31 октября 1925 года Марина Цветаева, девятимесячный Мур и двенадцатилетняя Аля (Ариадна) приехали в Париж. Их приютила Ольга Елисеевна Колбасина-Чернова, крестная мать Мура. Черновы жили бедно в отдаленном рабочем квартале возле Биллет, напротив канала Урк, и из своих трех комнат одну отдали приехавшим. Ольга Елисеевна очень любила Марину Ивановну, ее дочери — молодые девушки Оля, Наташа и Адя — восхищались стихами Цветаевой, смотрели на нее вначале чуть ли не с обожанием, делились с гостями чем могли и старались устроить их как можно лучше. Но МИ особой благодарности к ним не испытывала и как будто не замечала их забот. В письмах называла Черновых «нашими хозяевами» (а ведь это были искренние друзья), жаловалась на тесноту, на шум убогих улиц, на невозможность сосредоточиться. Она увидала Париж фабричной окраины, и после мирной тишины ее деревенских жилищ в Чехословакии окружающая обстановка очень ее подавляла.

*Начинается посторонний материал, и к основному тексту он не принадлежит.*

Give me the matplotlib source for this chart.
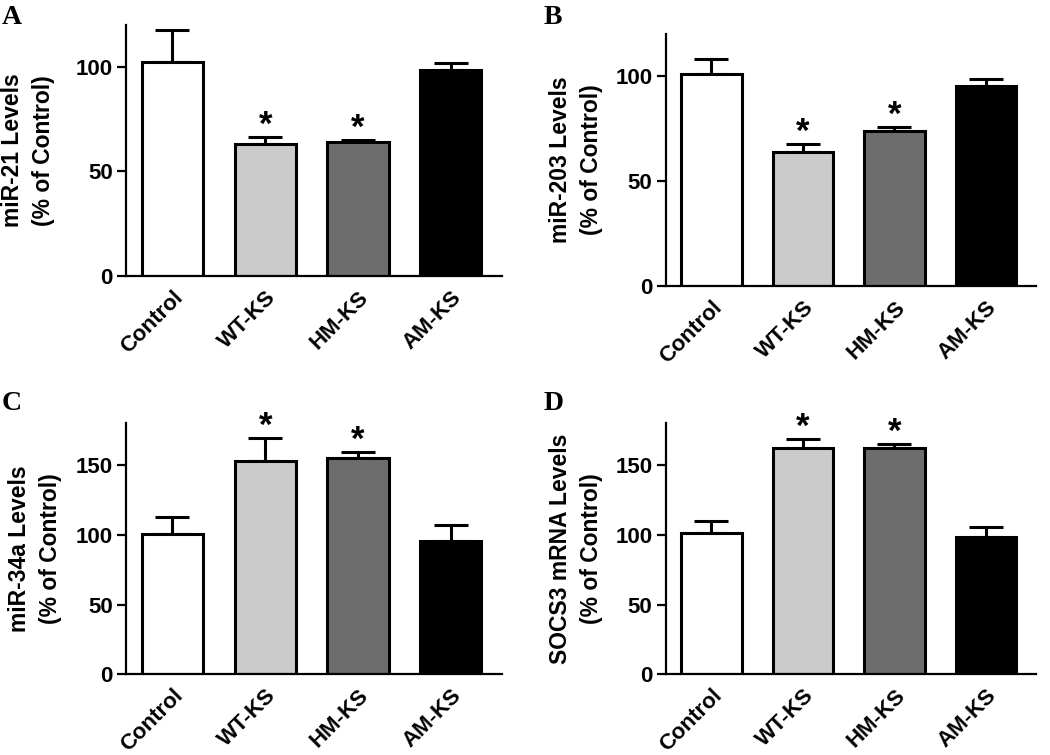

У Черновых ей удалось, однако, закончить свою самую длинную и, вероятно, самую значительную поэму «Крысолов» — и даже за настоящим письменным столом, его дала ей Ольга Чернова (впоследствии вышедшая замуж за Вадима, сына Леонида Андреева). Такая роскошь очень редко выпадала на долю МИ — только когда она у кого-нибудь гостила. В течение долгих лет письменным столом служил ей по преимуществу кухонный, она говорила с иронией «Он у меня и для телесной и для духовной пищи» [1; 326].
Марина Ивановна Цветаева.
Квартал, где мы живем, ужасен, — точно из бульварного романа «Лондонские трущобы». Гнилой канал, неба не видать из-за труб, сплошная копоть и сплошной грохот (грузовые автомобили). Гулять негде — ни кустика. Есть парк, но 40 мин<ут> ходьбы, в холод нельзя. Так и гуляем — вдоль гниющего канала [8; 343].
Марк Львович Слоним:
В конце 1925 года в Париж приехал муж МИ, Сергей Яковлевич Эфрон. Я видел их обоих в январе 1926 года, проездом в Гавр <…>.
МИ показалась мне несколько растерянной. Париж ей явно не нравился, но она бодрилась, говорила об устройстве своего публичного выступления и вскользь упомянула о работе над статьей «Поэт о критике». Сергей Яковлевич переживал свое очередное увлечение — он был погружен в евразийские дела и подготовку «Верст» [1:327].
Ариадна Сергеевна Эфрон.
За чисто внешней необихоженностью нашего быта стояла железная мамина дисциплина и организованность. Все были сыты, одеты, обуты — что маме стоило больших усилий, при почти полном отсутствии средств — ведь жилье стоило дорого, на «терм» уходила львиная доля средств — заработанных, «пожертвованных», взятых в долг. Ели — из мяса — только конину; на базаре брали только самую мелкую картошку, самое дешевое из остатков зелени и т. д. Яйца бывали только на Пасху; сливочное масло — только для папы и Мура. Сладкого не бывало вообще. Вещи были с чужого плеча, обувь — с чужих ног. За всю мою жизнь во Франции, за все годы у меня было два новых платья: первое мне сшили Наташа и Оля Черновы, в год нашего приезда, второе сшито подругой в 1937, в год моего возвращения в СССР, а было мне 24 года! Маме, правда, что-то перешивалось и иногда шилось — ей ведь приходилось выступать на вечерах, надо было «прилично выглядеть». Мама вставала рано; что бы ни было, как бы ни мешала жизнь —
Марина Ивановна Цветаева.
Мне живется очень плохо, нас в одну комнату набито четыре человека, и я совсем не могу писать. С горечью думаю о том, что у самого посредственного фельетониста, даже не перечитывающего — что писал, есть письменный стол и два часа тишины. У меня этого нет — ни минуты: вечно на людях, среди разговоров, неустанно отрываемая от тетради [8; 344].